Sunday, January 25, 2009

cops and reporters

Part of my job Saturday nights is to spend a couple hours driving to four area police stations to collect lists of everyone who has been arrested and why they were charged since a colleague made the rounds the previous day. The task lends an interesting perspective on police and crime; I develop bantering relationships with some of the cops working the same delightful Saturday shift ("How are you?" "Not as good as I'll be at 10:30"), and I become a semi-insider. I don't get treated with the same courtesy as the public but, in return, I get more sincerity.

These months of contact mean I think more like a cop than a lay person. When I pass car accidents, I scan the scene, looking for the number of ambulances and where they came from in lieu of rubbernecking at the damage. Whether people are hurt enough to go to the hospital or if a main road is closed during cleanup is more important than the dramatic look of a crushed car.
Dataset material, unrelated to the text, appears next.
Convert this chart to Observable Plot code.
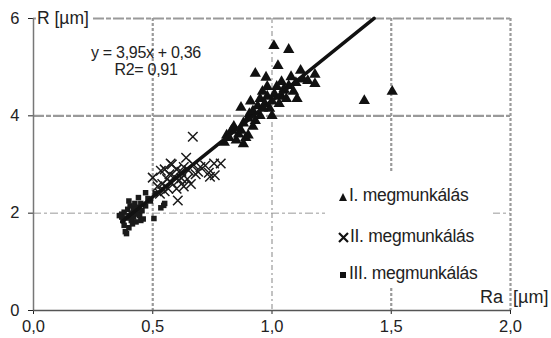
<!DOCTYPE html>
<html><head><meta charset="utf-8">
<script src="https://cdn.jsdelivr.net/npm/d3@7"></script>
<script src="https://cdn.jsdelivr.net/npm/@observablehq/plot@0.6"></script>
<style>
body{margin:0;background:#fff;font-family:"Liberation Sans",Arial,sans-serif;}
#wrap{position:relative;width:551px;height:338px;}
#wrap svg text{font-size:16.5px;fill:#222;}
.lbl{position:absolute;font-size:17.5px;color:#222;white-space:pre;line-height:1;}
#eq{position:absolute;left:76px;top:45px;width:140px;text-align:center;font-size:16px;line-height:16.5px;color:#222;letter-spacing:-0.3px;}
#legend{position:absolute;left:325px;top:173px;width:168px;height:114px;background:#fff;}
.row{position:absolute;left:13px;font-size:17.5px;color:#222;white-space:nowrap;line-height:1;letter-spacing:-0.3px;}
.row svg{vertical-align:-1px;margin-right:1px;}
</style></head>
<body><div id="wrap"></div>
<script>
const xTicks = [0, 0.5, 1.0, 1.5, 2.0];
const yTicks = [0, 2, 4, 6];
const seriesNames = ["I. megmunkálás", "II. megmunkálás", "III. megmunkálás"];
const slope = 3.95, intercept = 0.36;
const fitRange = [0.37, 1.428];

const s1x = [0.80,0.81,0.82,0.83,0.84,0.85,0.86,0.87,0.88,0.89,0.90,0.91,0.905,0.92,0.93,0.93,0.94,0.95,0.95,0.96,0.97,0.975,0.98,0.98,0.99,1.00,1.008,1.01,1.02,1.025,1.03,1.04,1.04,1.05,1.06,1.07,1.07,1.08,1.09,1.10,1.105,1.12,1.13,1.15,1.18,1.18,1.387,1.504,1.00,0.96,0.87,0.88,0.92,1.05,0.90];
const s1y = [3.45,3.60,3.55,3.70,3.78,3.50,3.62,4.17,3.85,3.55,3.95,4.30,4.04,4.10,4.87,3.90,4.20,4.35,4.00,4.50,4.25,4.79,4.60,4.40,4.15,4.30,5.44,4.45,4.60,5.03,4.25,4.40,4.70,4.55,4.35,5.36,4.62,4.80,4.50,4.68,4.35,4.93,4.75,4.72,4.85,4.66,4.31,4.50,4.00,4.15,3.70,3.42,3.78,4.52,3.60];

const s2x = [0.50,0.52,0.534,0.54,0.55,0.56,0.57,0.575,0.58,0.59,0.60,0.605,0.61,0.62,0.63,0.64,0.645,0.65,0.66,0.668,0.67,0.68,0.70,0.72,0.735,0.74,0.757,0.785,0.55,0.60,0.63,0.58,0.53,0.565,0.62,0.69,0.76];
const s2y = [2.73,2.55,2.87,2.60,2.45,2.70,2.80,3.02,2.62,2.75,2.90,2.26,2.68,2.85,2.95,3.14,2.70,2.88,2.60,3.57,3.00,2.80,2.95,2.98,2.83,2.75,3.02,3.02,2.90,2.50,2.55,3.00,2.40,2.50,2.72,2.85,2.78];

const s3x = [0.37,0.37,0.375,0.38,0.38,0.385,0.39,0.39,0.395,0.40,0.40,0.405,0.41,0.41,0.415,0.42,0.42,0.425,0.43,0.43,0.435,0.44,0.44,0.445,0.45,0.455,0.46,0.47,0.47,0.48,0.49,0.505,0.51,0.534,0.546,0.55,0.40,0.45,0.36];
const s3y = [1.92,1.98,1.85,2.02,1.75,1.62,1.58,1.90,2.08,1.95,1.70,2.15,1.85,2.00,1.78,2.10,1.92,2.20,1.98,1.82,2.05,2.32,2.12,1.95,2.20,2.05,1.88,2.42,2.15,2.30,2.25,1.89,2.40,2.11,2.16,2.20,2.25,1.85,1.95];

const pts = (xs, ys) => xs.map((x, i) => ({x, y: ys[i]}));
const fit = fitRange.map(x => ({x, y: slope * x + intercept}));
const fmt = d => d.toFixed(1).replace(".", ",");

const plot = Plot.plot({
  width: 551, height: 338,
  marginLeft: 33, marginRight: 41, marginTop: 18, marginBottom: 28,
  style: {fontFamily: "Liberation Sans, Arial, sans-serif", fontSize: "16.5px", color: "#222", background: "#fff"},
  x: {domain: [0, 2], ticks: xTicks, tickFormat: fmt, label: null, tickSize: 4, tickPadding: 6},
  y: {domain: [0, 6], ticks: yTicks, tickFormat: d => String(d), label: null, tickSize: 5, tickPadding: 9},
  marks: [
    Plot.ruleY([4, 6], {stroke: "#9a9a9a", strokeWidth: 2.2, strokeDasharray: "11,2,5,2"}),
    Plot.ruleY([2], {stroke: "#9a9a9a", strokeWidth: 1, strokeDasharray: "8,3,3,3"}),
    Plot.ruleX([0.5, 1.5, 2.0], {stroke: "#9a9a9a", strokeWidth: 2.2, strokeDasharray: "3,2"}),
    Plot.ruleX([1.0], {stroke: "#9a9a9a", strokeWidth: 1.2, strokeDasharray: "5,3,2,3"}),
    Plot.ruleX([0], {stroke: "#777", strokeWidth: 1.5}),
    Plot.ruleY([0], {stroke: "#555", strokeWidth: 1.5}),
    Plot.dot(pts(s3x, s3y), {x: "x", y: "y", symbol: "square", r: 3.1, fill: "#1a1a1a"}),
    Plot.dot(pts(s2x, s2y), {x: "x", y: "y", symbol: "times", r: 4.4, stroke: "#1a1a1a", strokeWidth: 1.5}),
    Plot.dot(pts(s1x, s1y), {x: "x", y: "y", symbol: "triangle", r: 4.2, fill: "#111"}),
    Plot.line(fit, {x: "x", y: "y", stroke: "#111", strokeWidth: 3.5})
  ]
});
const wrap = document.getElementById("wrap");
wrap.appendChild(plot);

function lbl(text, left, top, extra) {
  const d = document.createElement("div");
  d.className = "lbl"; d.textContent = text;
  d.style.left = left + "px"; d.style.top = top + "px";
  if (extra) Object.assign(d.style, extra);
  wrap.appendChild(d);
  return d;
}
lbl("R [µm]", 36, 10, {background: "#fff", padding: "0 2px 0 1px"});
const eq = document.createElement("div");
eq.id = "eq";
eq.innerHTML = "y = 3,95x + 0,36<br>R2= 0,91";
wrap.appendChild(eq);

const leg = document.createElement("div");
leg.id = "legend";
const syms = [
  '<svg width="10" height="10"><path d="M5,1 L9,9 L1,9Z" fill="#111"/></svg>',
  '<svg width="11" height="11"><path d="M1,1L10,10M10,1L1,10" stroke="#111" stroke-width="2.2"/></svg>',
  '<svg width="10" height="10"><rect x="2" y="2" width="6" height="6" fill="#111"/></svg>'
];
const tops = [14, 55, 92];
seriesNames.forEach((n, i) => {
  const r = document.createElement("div");
  r.className = "row"; r.style.top = tops[i] + "px";
  r.innerHTML = syms[i] + n;
  leg.appendChild(r);
});
wrap.appendChild(leg);
lbl("Ra  [µm]", 480, 288, {fontSize: "18px"});
</script></body></html>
Either way, like police, reporters banter about crime and destruction to make it digestible. A policewoman and I joke about the unflattering cut of her mandatory bulletproof vest. The next day I see her in the photo of the incident I helped cover where a mentally ill man stabbed his mother repeatedly with a kitchen knife, outside, in (as they say) broad daylight.

Last night when I entered the New London station, the bail bondsman was there, surrounded by a lobby full of thugs who spent the past day or so in jail and were waiting to be sprung. As they waited their turn, they bantered about the relative comforts of area jails. I stood among them, copying the day's arrests from the illegible police log book into my notes, probably writing the names of the men around me.